-- start Records for this task --
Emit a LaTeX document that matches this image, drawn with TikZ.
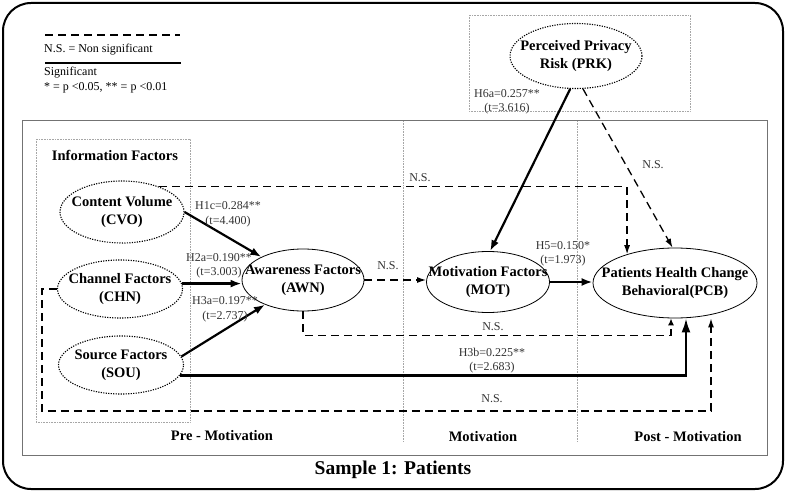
\documentclass[tikz,border=0pt]{standalone}
\usepackage{fontspec}
\setmainfont{Liberation Serif}
\usetikzlibrary{shapes.geometric}
\usetikzlibrary{arrows.meta}

\tikzset{
  factor/.style={ellipse,draw,dash pattern=on 1.2pt off 1.3pt,line width=1.1pt,inner sep=-30pt,align=center,font=\bfseries\fontsize{14.5}{18}\selectfont},
  construct/.style={ellipse,draw,line width=0.8pt,inner sep=-30pt,align=center,font=\bfseries\fontsize{14.5}{18}\selectfont},
  sig/.style={line width=2.2pt,-{Latex[length=11pt,width=8pt]}},
  ns/.style={line width=1.3pt,dash pattern=on 8pt off 5pt,-{Latex[length=9pt,width=6pt]}},
  coef/.style={align=center,font=\fontsize{12}{14.5}\selectfont,text=black!80,inner sep=0pt},
  stage/.style={font=\bfseries\fontsize{14.5}{17}\selectfont,inner sep=0pt},
  legend/.style={anchor=west,font=\fontsize{12}{15}\selectfont,inner sep=0pt},
  zone/.style={draw=black!35,densely dotted,line width=0.6pt}
}

\begin{document}
\begin{tikzpicture}[x=1pt,y=-1pt]
	\useasboundingbox (0,0) rectangle (787,492);

	% frames
	\draw[line width=2pt,rounded corners=28pt] (3,3) rectangle (783,489);
	\draw[black!55,line width=1pt] (22,121) rectangle (767,455);
	\draw[zone] (36,139) rectangle (190,422);
	\draw[zone] (469,15) rectangle (690,111);
	\draw[zone] (403,121) -- (403,442);
	\draw[zone] (577,121) -- (577,442);

	% legend
	\draw[line width=1.3pt,dash pattern=on 8pt off 5pt] (45,35) -- (180,35);
	\node [legend] (ns text) at (44,50) {N.S. = Non significant};
	\draw[line width=1.3pt] (45,63) -- (181,63);
	\node [legend] (sig text) at (44,73) {Significant};
	\node [legend] (p text) at (44,88) {* = p <0.05, ** = p <0.01};

	% constructs
	\node [stage] (info) at (115,155) {Information Factors};
	\node [factor,minimum width=124pt,minimum height=62pt] (cvo) at (122,212) {Content Volume\\(CVO)};
	\node [factor,minimum width=125pt,minimum height=58pt] (chn) at (120,289) {Channel Factors\\(CHN)};
	\node [factor,minimum width=125pt,minimum height=58pt] (sou) at (121,365) {Source Factors\\(SOU)};
	\node [factor,minimum width=132pt,minimum height=65pt] (prk) at (576,56) {Perceived Privacy\\Risk (PRK)};
	\node [construct,minimum width=122pt,minimum height=62pt] (awn) at (303,280) {Awareness Factors\\(AWN)};
	\node [construct,minimum width=123pt,minimum height=61pt] (mot) at (488,282) {Motivation Factors\\(MOT)};
	\node [construct,minimum width=164pt,minimum height=70pt] (pcb) at (675,283) {Patients Health Change\\Behavioral(PCB)};

	% significant paths
	\draw[sig] (cvo.east) -- (awn.151);
	\draw[sig] (chn.5) -- (chn.5 -| awn.west);
	\draw[sig] (sou.8) -- (awn.213);
	\draw[sig] (mot.east) -- (mot.east -| pcb.west);
	\draw[sig] (prk.-100) -- (mot.86);
	\draw[sig,-{Latex[length=14pt,width=9pt]}] (sou.-10) -| ([xshift=11pt]pcb.south);

	% non significant paths
	\draw[ns] (awn.east) -- (awn.east -| mot.west);
	\draw[ns] (cvo.34) -| (pcb.149);
	\draw[ns] (prk.-78) -- (pcb.94);
	\draw[ns,-{Latex[length=7pt,width=6pt]}] (awn.south) -- ++(0,24) -| ([xshift=-4pt]pcb.south);
	\draw[ns] (chn.west) -- ++(-15,0) -- ++(0,122) -| ([xshift=36pt]pcb.south);

	% coefficients
	\node [coef] (h1c) at (228,214.5) {H1c=0.284**\\(t=4.400)};
	\node [coef] (h2a) at (219,266) {H2a=0.190**\\(t=3.003)};
	\node [coef] (h3a) at (225,309.5) {H3a=0.197**\\(t=2.737)};
	\node [coef] (h3b) at (492,360.5) {H3b=0.225**\\(t=2.683)};
	\node [coef] (h5) at (563,254) {H5=0.150*\\(t=1.973)};
	\node [coef] (h6a) at (507,102) {H6a=0.257**\\(t=3.616)};
	\node [coef] (ns cvo) at (420,178) {N.S.};
	\node [coef] (ns prk) at (653,165) {N.S.};
	\node [coef] (ns awn) at (388,266) {N.S.};
	\node [coef] (ns awn pcb) at (493,327) {N.S.};
	\node [coef] (ns chn) at (492,399) {N.S.};

	% stages
	\node [stage] (pre) at (222,436) {Pre - Motivation};
	\node [stage] (motivation) at (483,437) {Motivation};
	\node [stage] (post) at (688,437) {Post - Motivation};
	\node [stage,font=\bfseries\fontsize{19.5}{22}\selectfont] (sample) at (393,470) {Sample 1: Patients};

\end{tikzpicture}
\end{document}
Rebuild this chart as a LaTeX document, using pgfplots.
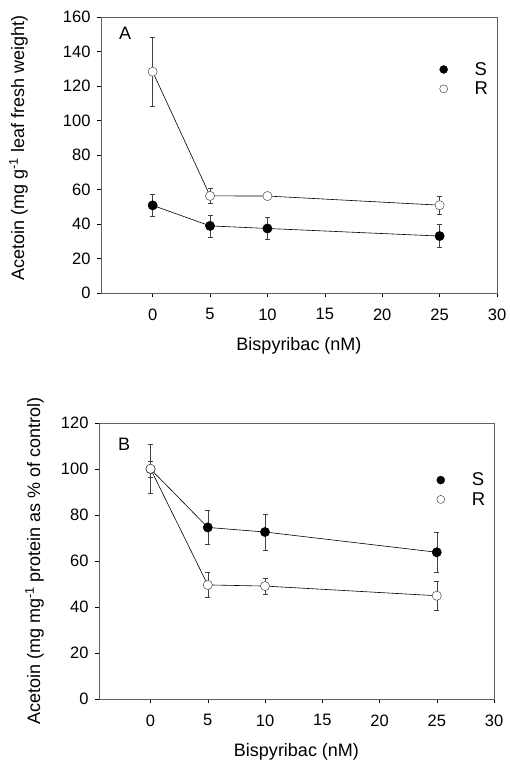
\documentclass[border=0pt]{standalone}
\usepackage{pgfplots}
\pgfplotsset{compat=1.18}
\usepackage{fontspec}
\setmainfont{Liberation Sans}
\setsansfont{Liberation Sans}

\pgfplotstableread{
x y e
0 50.8 6.5
5 38.9 6.4
10 37.4 6.4
25 33.0 6.6
}\AS
\pgfplotstableread{
x y e
0 128.3 20
5 56.3 4.2
10 56.2 1.0
25 50.9 5.1
}\AR
\pgfplotstableread{
x y e
0 100 3.5
5 74.6 7.5
10 72.6 7.8
25 63.8 8.6
}\BS
\pgfplotstableread{
x y e
0 100.1 10.8
5 49.6 5.5
10 49.1 3.5
25 44.9 6.3
}\BR

\begin{document}
\begin{tikzpicture}[x=1pt,y=1pt]
\path (0,0) rectangle (509,765);
\pgfplotsset{
  myax/.style={
    scale only axis, height=276pt,
    xmin=-4.5, xmax=30, xtick={0,5,...,30}, ymin=0,
    axis line style={gray!75!black, line width=0.6pt},
    tick style={black, line width=0.5pt},
    tick align=outside, major tick length=4pt,
    xtick pos=bottom, ytick pos=left,
    tick label style={font=\fontsize{16.5}{16.5}\selectfont},
    xticklabel style={yshift=-8pt},
    yticklabel style={xshift=-3pt},
    label style={font=\fontsize{18}{18}\selectfont},
    /pgf/number format/assume math mode=true,
    xlabel={Bispyribac (nM)},
    xlabel style={at={(axis description cs:0.5,-0.193)}, anchor=center},
    clip=false,
    legend style={draw=none, fill=none, font=\fontsize{18.5}{18.5}\selectfont,
      anchor=center, row sep=1pt,
      /tikz/every odd column/.append style={column sep=25pt}},
    legend cell align=left,
  },
  sS/.style={black, line width=0.6pt, mark=*, mark size=4.6pt,
    mark options={fill=black, draw=black},
    error bars/.cd, y dir=both, y explicit,
    error bar style={gray!50!black, line width=0.5pt},
    error mark options={rotate=90, mark size=2.5pt, gray!50!black, line width=0.5pt}},
  sR/.style={black, line width=0.6pt, mark=*, mark size=4.6pt,
    mark options={fill=white, draw=gray!60!black, line width=0.5pt},
    error bars/.cd, y dir=both, y explicit,
    error bar style={gray!50!black, line width=0.5pt},
    error mark options={rotate=90, mark size=2.5pt, gray!50!black, line width=0.5pt}},
  lS/.style={only marks, mark=*, mark size=4pt, mark options={fill=black, draw=black}},
  lR/.style={only marks, mark=*, mark size=4pt, mark options={fill=white, draw=gray!60!black, line width=0.5pt}},
}
\begin{axis}[myax, width=396pt, at={(101pt,472pt)}, anchor=south west,
  ymax=160, ytick={0,20,...,160},
  ylabel={Acetoin (mg g\textsuperscript{-1} leaf fresh weight)},
  ylabel style={at={(axis description cs:-0.208,0.525)}, anchor=center},
  legend style={at={(axis cs:27.2,124)}}]
\addplot[forget plot, sS] table[x=x,y=y,y error=e] {\AS};
\addplot[forget plot, sR] table[x=x,y=y,y error=e] {\AR};
\addlegendimage{lS}
\addlegendentry{S}
\addlegendimage{lR}
\addlegendentry{R}
\node[font=\fontsize{18}{18}\selectfont] at (axis cs:-2.4,150.7) {A};
\end{axis}
\begin{axis}[myax, width=395pt, at={(99pt,66pt)}, anchor=south west,
  ymax=120, ytick={0,20,...,120},
  ylabel={Acetoin (mg mg\textsuperscript{-1} protein as \% of control)},
  ylabel style={at={(axis description cs:-0.163,0.5)}, anchor=center},
  legend style={at={(axis cs:27.2,91)}}]
\addplot[forget plot, sS] table[x=x,y=y,y error=e] {\BS};
\addplot[forget plot, sR] table[x=x,y=y,y error=e] {\BR};
\addlegendimage{lS}
\addlegendentry{S}
\addlegendimage{lR}
\addlegendentry{R}
\node[font=\fontsize{18}{18}\selectfont] at (axis cs:-2.3,110.9) {B};
\end{axis}
\end{tikzpicture}
\end{document}
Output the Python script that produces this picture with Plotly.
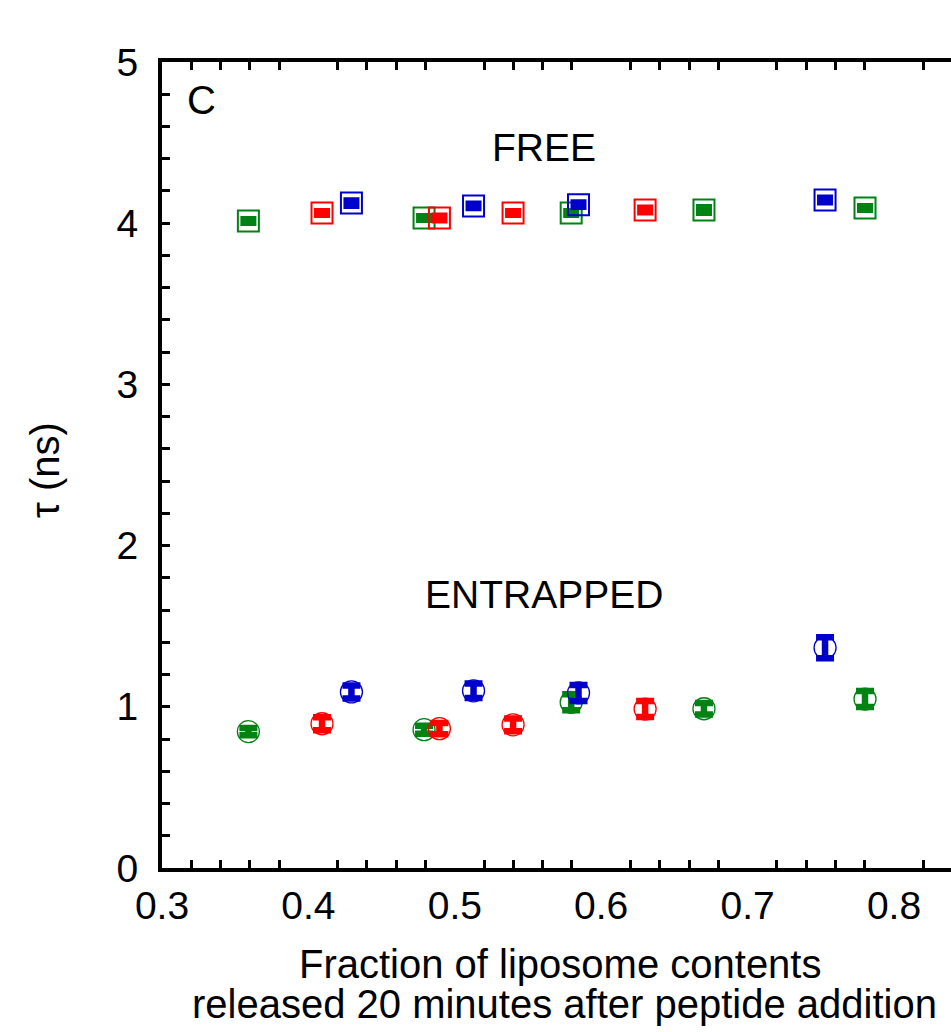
import plotly.graph_objects as go

# Fraction of liposome contents released 20 min after peptide addition
green_x = [0.359, 0.479, 0.5795, 0.6702, 0.7802]
red_x = [0.4093, 0.4895, 0.5398, 0.630]
blue_x = [0.4294, 0.5128, 0.5845, 0.7529]

# Lifetime of the free probe (ns) and its uncertainty
green_free = [4.014, 4.032, 4.063, 4.082, 4.094]
red_free = [4.063, 4.032, 4.063, 4.082]
blue_free = [4.125, 4.107, 4.115, 4.144]
green_free_err = [0.012, 0.012, 0.012, 0.018, 0.012]
red_free_err = [0.012, 0.015, 0.012, 0.015]
blue_free_err = [0.018, 0.015, 0.015, 0.015]

# Lifetime of the entrapped probe (ns) and its uncertainty
green_ent = [0.846, 0.858, 1.028, 0.988, 1.048]
red_ent = [0.895, 0.864, 0.888, 0.986]
blue_ent = [1.092, 1.099, 1.086, 1.366]
green_ent_err = [0.022, 0.025, 0.05, 0.035, 0.05]
red_ent_err = [0.04, 0.035, 0.04, 0.05]
blue_ent_err = [0.04, 0.045, 0.05, 0.065]

x_ticks = [0.3, 0.4, 0.5, 0.6, 0.7, 0.8]
y_ticks = [0, 1, 2, 3, 4, 5]

GREEN = "#008214"
RED = "#ff0000"
BLUE = "#0000cc"
FONT = "Liberation Sans, Arial, sans-serif"

series = [
    (green_x, green_free, green_free_err, green_ent, green_ent_err, GREEN),
    (red_x, red_free, red_free_err, red_ent, red_ent_err, RED),
    (blue_x, blue_free, blue_free_err, blue_ent, blue_ent_err, BLUE),
]

fig = go.Figure()
for xs, yf, ef, ye, ee, col in series:
    fig.add_trace(go.Scatter(
        x=xs, y=yf, mode="markers",
        marker=dict(symbol="square-open", size=21, color=col, line=dict(width=2, color=col)),
        error_y=dict(type="data", array=ef, visible=True, color=col, thickness=6, width=8),
        showlegend=False, cliponaxis=False,
    ))
    fig.add_trace(go.Scatter(
        x=xs, y=ye, mode="markers",
        marker=dict(symbol="circle-open", size=22, color=col, line=dict(width=1.3, color=col)),
        error_y=dict(type="data", array=ee, visible=True, color=col, thickness=6.5, width=9),
        showlegend=False, cliponaxis=False,
    ))

minor_x = [round(0.3 + 0.02 * i, 2) for i in range(1, 28) if i % 5 != 0]

fig.update_xaxes(
    range=[0.3, 0.3 + 789 / 1464], tickvals=x_ticks, ticktext=[f"{v:.1f}" for v in x_ticks],
    ticks="", showline=True, linewidth=4, linecolor="black", mirror="ticks",
    showgrid=False, zeroline=False,
    tickfont=dict(family=FONT, size=39, color="black"),
    minor=dict(tickmode="array", tickvals=minor_x, ticks="inside", ticklen=8,
               tickwidth=3, tickcolor="black", showgrid=False),
)
fig.update_yaxes(
    range=[0, 5], tickvals=y_ticks, ticks="inside", ticklen=8, tickwidth=3, tickcolor="black",
    showline=True, linewidth=4, linecolor="black", mirror=False,
    showgrid=False, zeroline=False, ticklabelstandoff=12,
    tickfont=dict(family=FONT, size=39, color="black"),
    minor=dict(dtick=0.2, ticks="inside", ticklen=8, tickwidth=3, tickcolor="black", showgrid=False),
)

ann_font = dict(family=FONT, size=40, color="black")
fig.add_annotation(x=0.327, y=4.764, text="C", showarrow=False, font=ann_font)
fig.add_annotation(x=0.561, y=4.467, text="FREE", showarrow=False, font=dict(family=FONT, size=39, color="black"))
fig.add_annotation(x=0.561, y=1.694, text="ENTRAPPED", showarrow=False, font=dict(family=FONT, size=39, color="black"))

# Axis titles placed in paper coordinates
fig.add_annotation(xref="paper", yref="paper", x=(560 - 162) / 789, y=-(964 - 868) / 806,
                   text="Fraction of liposome contents", showarrow=False, font=ann_font,
                   xanchor="center", yanchor="middle")
fig.add_annotation(xref="paper", yref="paper", x=(564 - 162) / 789, y=-(1004 - 868) / 806,
                   text="released 20 minutes after peptide addition", showarrow=False, font=ann_font,
                   xanchor="center", yanchor="middle")
fig.add_annotation(xref="paper", yref="paper", x=-(162 - 45) / 789, y=(868 - 470) / 806,
                   text="τ (ns)", textangle=-90, showarrow=False, font=ann_font,
                   xanchor="center", yanchor="middle")

fig.update_layout(
    width=951, height=1032,
    margin=dict(l=162, r=0, t=62, b=164),
    plot_bgcolor="white", paper_bgcolor="white",
)

fig.write_html("out.html")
-- end Records for this task --
→ The task:
Show each line of the listing that holds the string "with".

→ Answer in full:
Emit a LaTeX document that matches this image, drawn with TikZ.
Output the Python script that produces this picture with Plotly.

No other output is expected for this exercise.